[Entries with chart source code]

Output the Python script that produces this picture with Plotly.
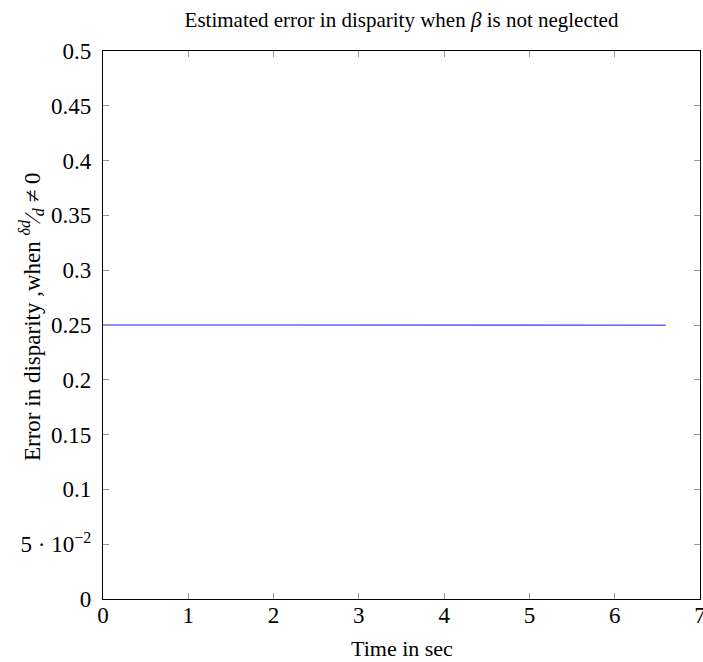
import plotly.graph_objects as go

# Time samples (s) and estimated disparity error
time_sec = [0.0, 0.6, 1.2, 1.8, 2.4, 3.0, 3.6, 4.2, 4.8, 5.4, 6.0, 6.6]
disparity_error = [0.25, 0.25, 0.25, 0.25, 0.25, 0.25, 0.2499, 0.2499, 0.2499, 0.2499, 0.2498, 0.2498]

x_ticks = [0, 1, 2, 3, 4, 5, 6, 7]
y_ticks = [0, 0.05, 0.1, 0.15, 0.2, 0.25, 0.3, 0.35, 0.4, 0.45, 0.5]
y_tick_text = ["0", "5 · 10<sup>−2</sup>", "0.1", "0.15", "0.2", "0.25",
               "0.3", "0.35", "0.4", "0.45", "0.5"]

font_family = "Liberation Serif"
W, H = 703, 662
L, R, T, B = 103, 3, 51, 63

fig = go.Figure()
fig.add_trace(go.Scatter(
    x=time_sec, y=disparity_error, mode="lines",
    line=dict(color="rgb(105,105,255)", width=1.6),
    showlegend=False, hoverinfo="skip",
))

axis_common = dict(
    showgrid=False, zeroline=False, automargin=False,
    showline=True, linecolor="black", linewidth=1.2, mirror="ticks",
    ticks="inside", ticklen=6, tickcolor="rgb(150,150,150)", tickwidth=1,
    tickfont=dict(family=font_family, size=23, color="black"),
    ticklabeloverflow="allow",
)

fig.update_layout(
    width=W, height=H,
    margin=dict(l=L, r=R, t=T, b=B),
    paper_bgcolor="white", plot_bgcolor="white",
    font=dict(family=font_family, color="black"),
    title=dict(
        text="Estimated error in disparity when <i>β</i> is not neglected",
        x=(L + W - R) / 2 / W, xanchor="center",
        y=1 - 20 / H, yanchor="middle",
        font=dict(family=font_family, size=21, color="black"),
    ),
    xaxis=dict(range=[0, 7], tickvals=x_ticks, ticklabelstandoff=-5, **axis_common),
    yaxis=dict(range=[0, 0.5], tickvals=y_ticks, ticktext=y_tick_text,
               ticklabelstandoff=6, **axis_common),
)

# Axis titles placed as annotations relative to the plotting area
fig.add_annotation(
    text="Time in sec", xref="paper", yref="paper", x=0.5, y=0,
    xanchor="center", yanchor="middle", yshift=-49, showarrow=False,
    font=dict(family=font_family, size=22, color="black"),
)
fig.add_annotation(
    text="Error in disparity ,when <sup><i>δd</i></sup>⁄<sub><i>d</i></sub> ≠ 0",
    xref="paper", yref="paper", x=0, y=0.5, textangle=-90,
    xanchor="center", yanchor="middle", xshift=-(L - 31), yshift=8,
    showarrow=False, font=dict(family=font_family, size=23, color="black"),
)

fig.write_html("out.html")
* * *
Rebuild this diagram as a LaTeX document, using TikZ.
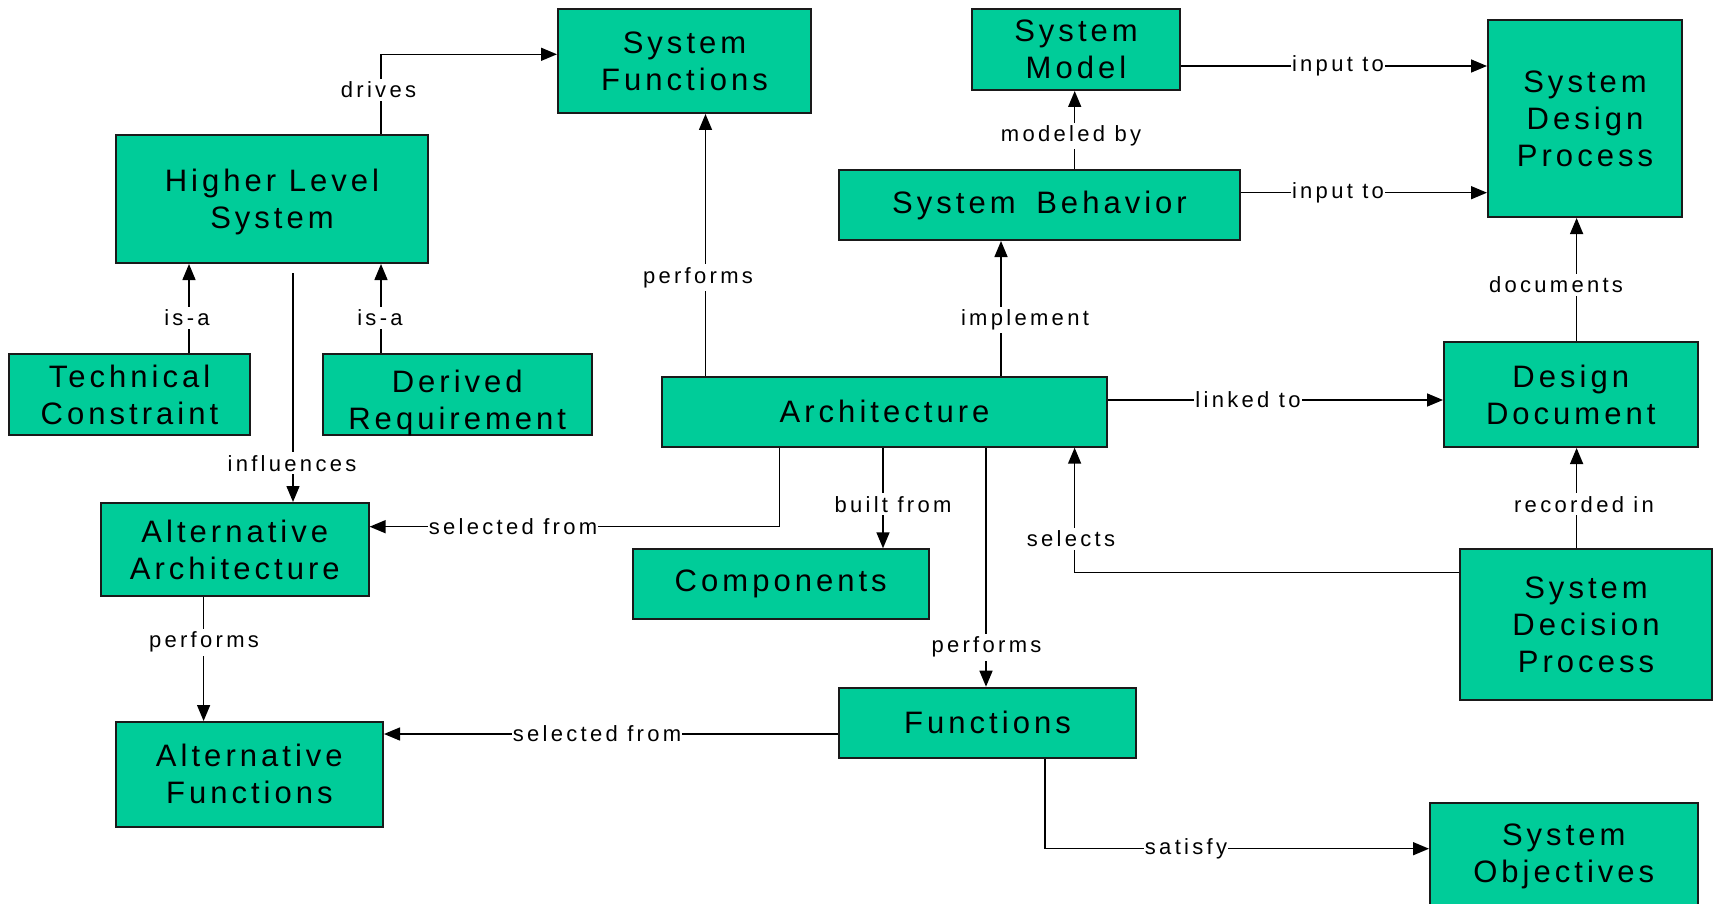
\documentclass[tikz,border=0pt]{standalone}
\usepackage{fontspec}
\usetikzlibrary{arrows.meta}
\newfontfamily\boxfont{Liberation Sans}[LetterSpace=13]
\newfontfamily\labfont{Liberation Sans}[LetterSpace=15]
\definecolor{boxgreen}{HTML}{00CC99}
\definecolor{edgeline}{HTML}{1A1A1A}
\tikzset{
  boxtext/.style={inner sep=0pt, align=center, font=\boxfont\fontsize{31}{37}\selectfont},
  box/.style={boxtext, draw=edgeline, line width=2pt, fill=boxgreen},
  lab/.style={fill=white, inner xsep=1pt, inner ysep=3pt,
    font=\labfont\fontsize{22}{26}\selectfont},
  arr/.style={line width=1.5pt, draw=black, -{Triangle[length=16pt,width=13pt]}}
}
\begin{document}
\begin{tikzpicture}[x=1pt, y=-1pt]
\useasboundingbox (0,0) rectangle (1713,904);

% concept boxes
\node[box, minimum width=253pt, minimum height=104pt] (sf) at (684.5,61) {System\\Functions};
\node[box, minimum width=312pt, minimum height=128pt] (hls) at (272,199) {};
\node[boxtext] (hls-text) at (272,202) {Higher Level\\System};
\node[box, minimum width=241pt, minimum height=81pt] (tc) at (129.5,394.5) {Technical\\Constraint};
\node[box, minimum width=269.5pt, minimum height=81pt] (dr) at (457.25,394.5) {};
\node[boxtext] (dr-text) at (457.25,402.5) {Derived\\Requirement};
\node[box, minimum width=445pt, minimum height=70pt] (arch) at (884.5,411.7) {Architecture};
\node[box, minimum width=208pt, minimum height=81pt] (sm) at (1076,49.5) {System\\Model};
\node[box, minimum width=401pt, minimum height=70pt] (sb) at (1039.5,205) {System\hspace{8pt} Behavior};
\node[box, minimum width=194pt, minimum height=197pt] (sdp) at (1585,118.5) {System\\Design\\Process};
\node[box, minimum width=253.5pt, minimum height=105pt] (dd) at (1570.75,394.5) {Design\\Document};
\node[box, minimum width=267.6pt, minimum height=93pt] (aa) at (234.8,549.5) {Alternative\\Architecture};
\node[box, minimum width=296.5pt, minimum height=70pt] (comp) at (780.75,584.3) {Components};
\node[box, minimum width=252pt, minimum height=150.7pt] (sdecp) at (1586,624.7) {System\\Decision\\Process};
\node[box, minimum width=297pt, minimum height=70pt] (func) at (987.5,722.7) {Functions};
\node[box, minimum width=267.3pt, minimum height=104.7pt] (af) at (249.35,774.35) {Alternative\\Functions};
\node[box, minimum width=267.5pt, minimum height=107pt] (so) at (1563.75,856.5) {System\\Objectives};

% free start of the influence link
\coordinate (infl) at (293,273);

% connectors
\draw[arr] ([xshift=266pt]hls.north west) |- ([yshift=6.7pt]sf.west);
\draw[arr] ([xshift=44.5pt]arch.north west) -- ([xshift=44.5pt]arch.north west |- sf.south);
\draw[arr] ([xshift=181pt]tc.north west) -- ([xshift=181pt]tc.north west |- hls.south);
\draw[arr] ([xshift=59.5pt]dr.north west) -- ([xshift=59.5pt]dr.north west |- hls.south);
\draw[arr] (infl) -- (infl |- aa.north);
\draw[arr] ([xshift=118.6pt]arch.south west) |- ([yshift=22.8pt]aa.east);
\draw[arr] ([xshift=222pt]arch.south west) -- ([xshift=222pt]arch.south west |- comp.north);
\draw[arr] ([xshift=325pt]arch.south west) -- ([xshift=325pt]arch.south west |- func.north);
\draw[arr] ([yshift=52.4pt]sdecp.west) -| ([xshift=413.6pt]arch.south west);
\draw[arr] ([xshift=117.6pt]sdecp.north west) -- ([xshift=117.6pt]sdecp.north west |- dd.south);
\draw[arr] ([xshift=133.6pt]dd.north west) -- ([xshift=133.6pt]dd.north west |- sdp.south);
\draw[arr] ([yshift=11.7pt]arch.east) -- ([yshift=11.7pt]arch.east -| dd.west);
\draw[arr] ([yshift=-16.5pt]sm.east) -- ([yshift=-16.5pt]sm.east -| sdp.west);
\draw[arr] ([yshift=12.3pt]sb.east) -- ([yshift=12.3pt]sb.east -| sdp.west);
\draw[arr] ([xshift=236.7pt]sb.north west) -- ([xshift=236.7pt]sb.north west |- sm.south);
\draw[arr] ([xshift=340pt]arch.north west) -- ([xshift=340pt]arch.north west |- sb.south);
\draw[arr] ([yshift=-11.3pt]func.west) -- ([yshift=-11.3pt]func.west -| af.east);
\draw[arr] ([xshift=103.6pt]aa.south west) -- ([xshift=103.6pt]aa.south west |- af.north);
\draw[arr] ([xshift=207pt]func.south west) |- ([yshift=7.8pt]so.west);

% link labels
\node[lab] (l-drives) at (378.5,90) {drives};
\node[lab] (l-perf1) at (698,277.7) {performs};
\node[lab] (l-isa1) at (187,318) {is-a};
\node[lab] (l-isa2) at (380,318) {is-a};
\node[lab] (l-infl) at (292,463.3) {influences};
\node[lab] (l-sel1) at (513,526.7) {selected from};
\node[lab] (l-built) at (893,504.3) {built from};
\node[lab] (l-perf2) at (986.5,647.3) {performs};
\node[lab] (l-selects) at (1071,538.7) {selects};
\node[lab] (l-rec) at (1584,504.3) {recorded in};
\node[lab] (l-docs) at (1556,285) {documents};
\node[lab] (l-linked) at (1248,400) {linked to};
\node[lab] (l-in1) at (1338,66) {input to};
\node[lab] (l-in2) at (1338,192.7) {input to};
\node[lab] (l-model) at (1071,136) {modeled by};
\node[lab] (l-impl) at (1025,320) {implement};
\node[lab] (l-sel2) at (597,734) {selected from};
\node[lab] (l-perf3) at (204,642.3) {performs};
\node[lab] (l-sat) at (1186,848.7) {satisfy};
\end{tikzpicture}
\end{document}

> Problem details:
Transcribe only the lines from the line holding "Output the Python" through the line holding "import plotly.graph_objects as go", inclusive, without any of the pictures.

> Exercise response:
Output the Python script that produces this picture with Plotly.
import plotly.graph_objects as go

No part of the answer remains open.